= Ibn Tabataba =

Anti-Abbasid rebel leader (died 815)

Abū ʿAbdallāh Muḥammad ibn Ibrāhīm Ṭabāṭabā ibn Ismāʿīl al-Dībādj ibn Ibrāhīm al-Ghamr ibn al-Ḥasan al-Muthannā (أبو عبد الله محمد بن إبراهيم بن إسماعيل الديباج بن إبراهيم الغمر بن الحسن المثنى, died 15 February 815), better known as Ibn Ṭabāṭabā, was a Hasanid who was the figurehead of an unsuccessful Zaydi uprising against the Abbasid Caliphate in 814–815, during the Fourth Fitna. His grandfather Ismāʿīl al-Dībāj is the grandson of Hasan al-Mu'thannā.

==Life==
The sobriquet of Ṭabāṭabā was given either to his father, Ibrahim, or his grandfather, Isma'il, reportedly due to a speech defect or a slip-up. However, it was also a colloquial term for persons of Alid descent from both paternal and maternal sides. He lived at Medina, until he was sought out by Nasr ibn Shabath, who preferred him as candidate for imam. His ambition awakened, he followed Nasr to Iraq, but there he found Nasr's collaborators opposed to his candidacy. They offered him 5,000 gold dinars to return to Medina. He refused the money, but began his return to Medina.

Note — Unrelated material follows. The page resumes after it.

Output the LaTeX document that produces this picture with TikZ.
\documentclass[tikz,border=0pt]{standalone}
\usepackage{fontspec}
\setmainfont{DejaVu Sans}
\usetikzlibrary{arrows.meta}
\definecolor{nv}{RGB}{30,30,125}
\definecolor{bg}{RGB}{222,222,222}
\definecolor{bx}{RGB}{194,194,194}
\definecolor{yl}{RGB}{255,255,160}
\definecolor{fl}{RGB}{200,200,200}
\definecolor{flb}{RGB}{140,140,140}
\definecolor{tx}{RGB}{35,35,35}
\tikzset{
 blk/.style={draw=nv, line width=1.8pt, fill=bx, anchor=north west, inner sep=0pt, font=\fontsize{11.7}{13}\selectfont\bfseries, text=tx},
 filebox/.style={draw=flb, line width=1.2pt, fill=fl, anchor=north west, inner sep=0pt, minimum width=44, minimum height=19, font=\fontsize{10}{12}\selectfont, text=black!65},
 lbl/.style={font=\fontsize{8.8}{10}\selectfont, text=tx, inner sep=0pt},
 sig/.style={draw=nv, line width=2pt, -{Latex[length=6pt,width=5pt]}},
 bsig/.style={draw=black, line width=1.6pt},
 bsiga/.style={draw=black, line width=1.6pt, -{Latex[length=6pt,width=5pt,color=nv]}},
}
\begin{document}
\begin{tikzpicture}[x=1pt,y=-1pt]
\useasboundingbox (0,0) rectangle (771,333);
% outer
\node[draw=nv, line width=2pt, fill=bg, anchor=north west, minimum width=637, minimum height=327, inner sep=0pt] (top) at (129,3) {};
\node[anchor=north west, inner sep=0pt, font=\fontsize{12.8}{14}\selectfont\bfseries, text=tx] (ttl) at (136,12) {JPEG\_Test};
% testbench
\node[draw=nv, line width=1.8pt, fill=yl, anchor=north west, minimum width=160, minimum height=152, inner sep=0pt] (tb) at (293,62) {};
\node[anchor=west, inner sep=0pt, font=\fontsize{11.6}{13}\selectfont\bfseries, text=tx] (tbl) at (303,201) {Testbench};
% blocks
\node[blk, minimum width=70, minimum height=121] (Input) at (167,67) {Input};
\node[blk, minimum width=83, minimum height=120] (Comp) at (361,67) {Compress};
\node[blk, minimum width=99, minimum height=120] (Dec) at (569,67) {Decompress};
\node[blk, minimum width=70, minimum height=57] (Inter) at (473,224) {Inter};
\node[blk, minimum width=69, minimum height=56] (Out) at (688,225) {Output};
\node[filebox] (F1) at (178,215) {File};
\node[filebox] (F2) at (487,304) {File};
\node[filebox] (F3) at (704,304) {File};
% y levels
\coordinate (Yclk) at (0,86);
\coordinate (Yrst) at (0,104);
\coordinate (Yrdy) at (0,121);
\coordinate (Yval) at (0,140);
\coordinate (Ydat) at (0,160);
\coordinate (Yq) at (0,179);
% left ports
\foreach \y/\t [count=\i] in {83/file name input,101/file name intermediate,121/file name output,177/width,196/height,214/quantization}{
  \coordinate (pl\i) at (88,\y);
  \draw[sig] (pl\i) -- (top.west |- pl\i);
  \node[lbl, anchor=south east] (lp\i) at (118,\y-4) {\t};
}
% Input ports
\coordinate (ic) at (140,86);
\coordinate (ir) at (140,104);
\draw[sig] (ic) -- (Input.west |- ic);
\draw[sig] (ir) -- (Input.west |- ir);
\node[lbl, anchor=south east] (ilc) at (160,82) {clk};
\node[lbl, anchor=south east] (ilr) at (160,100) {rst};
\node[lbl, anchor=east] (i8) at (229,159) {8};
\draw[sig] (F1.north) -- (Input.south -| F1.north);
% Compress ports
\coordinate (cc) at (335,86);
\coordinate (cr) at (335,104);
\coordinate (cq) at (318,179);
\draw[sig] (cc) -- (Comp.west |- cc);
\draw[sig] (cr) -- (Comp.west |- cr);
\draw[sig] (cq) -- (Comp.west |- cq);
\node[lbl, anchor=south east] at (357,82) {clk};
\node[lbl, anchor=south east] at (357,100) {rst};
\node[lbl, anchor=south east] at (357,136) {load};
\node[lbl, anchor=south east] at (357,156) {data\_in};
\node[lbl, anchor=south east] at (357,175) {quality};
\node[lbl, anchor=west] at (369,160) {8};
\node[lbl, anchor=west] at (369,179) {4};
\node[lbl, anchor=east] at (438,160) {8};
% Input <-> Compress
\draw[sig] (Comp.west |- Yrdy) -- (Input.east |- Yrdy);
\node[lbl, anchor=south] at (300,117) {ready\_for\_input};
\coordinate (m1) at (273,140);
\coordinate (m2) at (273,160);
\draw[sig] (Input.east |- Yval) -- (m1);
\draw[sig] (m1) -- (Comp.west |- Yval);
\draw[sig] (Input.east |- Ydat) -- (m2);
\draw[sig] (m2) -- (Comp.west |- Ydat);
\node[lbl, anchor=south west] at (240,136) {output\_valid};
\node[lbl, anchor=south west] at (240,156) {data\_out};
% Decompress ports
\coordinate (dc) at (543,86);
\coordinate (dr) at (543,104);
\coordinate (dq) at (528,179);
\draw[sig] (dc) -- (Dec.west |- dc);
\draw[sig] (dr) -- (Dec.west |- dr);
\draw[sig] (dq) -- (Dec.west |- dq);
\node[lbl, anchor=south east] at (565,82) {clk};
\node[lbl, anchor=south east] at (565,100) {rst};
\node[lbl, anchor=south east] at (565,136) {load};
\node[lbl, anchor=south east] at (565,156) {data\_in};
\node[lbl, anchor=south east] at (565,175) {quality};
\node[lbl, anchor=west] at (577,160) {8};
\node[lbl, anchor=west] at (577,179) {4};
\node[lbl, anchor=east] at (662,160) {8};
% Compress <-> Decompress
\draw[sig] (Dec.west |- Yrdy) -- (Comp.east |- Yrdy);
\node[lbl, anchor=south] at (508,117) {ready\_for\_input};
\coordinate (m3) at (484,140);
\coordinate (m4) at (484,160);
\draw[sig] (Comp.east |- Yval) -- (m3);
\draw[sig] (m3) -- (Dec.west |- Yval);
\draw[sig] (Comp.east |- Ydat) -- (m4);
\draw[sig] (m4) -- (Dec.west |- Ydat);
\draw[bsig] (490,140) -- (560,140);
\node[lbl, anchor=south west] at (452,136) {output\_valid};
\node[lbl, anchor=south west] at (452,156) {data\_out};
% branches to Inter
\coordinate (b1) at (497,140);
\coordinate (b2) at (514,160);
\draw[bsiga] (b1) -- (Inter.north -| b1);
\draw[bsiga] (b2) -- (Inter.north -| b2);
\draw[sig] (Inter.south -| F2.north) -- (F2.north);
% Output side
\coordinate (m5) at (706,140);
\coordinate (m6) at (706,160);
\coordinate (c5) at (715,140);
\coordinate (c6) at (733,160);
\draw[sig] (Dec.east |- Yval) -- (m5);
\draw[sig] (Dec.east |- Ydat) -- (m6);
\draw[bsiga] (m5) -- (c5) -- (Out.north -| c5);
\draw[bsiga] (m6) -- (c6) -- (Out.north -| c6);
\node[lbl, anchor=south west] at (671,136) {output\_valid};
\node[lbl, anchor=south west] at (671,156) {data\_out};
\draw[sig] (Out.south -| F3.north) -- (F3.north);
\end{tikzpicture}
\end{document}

On the way, he learned of a pro-Alid rebellion being prepared by Abu'l-Saraya, who was gathering his Zaydi followers around the tomb of al-Husayn. Immediately he went to Kufa, an Alid stronghold, where he only succeeded in rousing a few poorly armed Kufans to his cause. The two groups met at a suburb of Kufa on the appointed day, before entering the city. Abu'l-Saraya proclaimed Ibn Tabataba as commander of the faithful on 27 December 814 (26 January 815 according to al-Tabari), and declared the principles of the uprising in a Friday sermon.

Ibn Tabataba's role in the revolt was only as a figurehead, while actual power rested with Abu'l-Saraya. Indeed, modern scholars suggest that Abu'l-Saraya was not motivated by pro-Alid zeal, but merely saw the Alids as a tool to gain power.

The uprising was initially successful, and on 14 February 815, the rebels defeated the Abbasid troops that Caliph al-Ma'mun's governor of Iraq, al-Hasan ibn Sahl, had sent against them. Some accounts have Ibn Tabataba fighting and being wounded outside the walls of Kufa, while al-Tabari claims that Abu'l-Saraya poisoned him. On his deathbed, Ibn Tabataba nominated the Husaynid Ali ibn Ubayd Allah as his successor, but the latter refused and nominated Muhammad ibn Zayd instead. Ibn Tabataba died at Kufa on the next day, 15 February 815.

==Relatives==
His descendants migrated to Kirman and Ethiopia, where their line disappears from record. His brother, al-Qasim al-Rassi, was the progenitor of the Rassid dynasty of Zaydi imams, who ruled large parts of Yemen until the 20th century.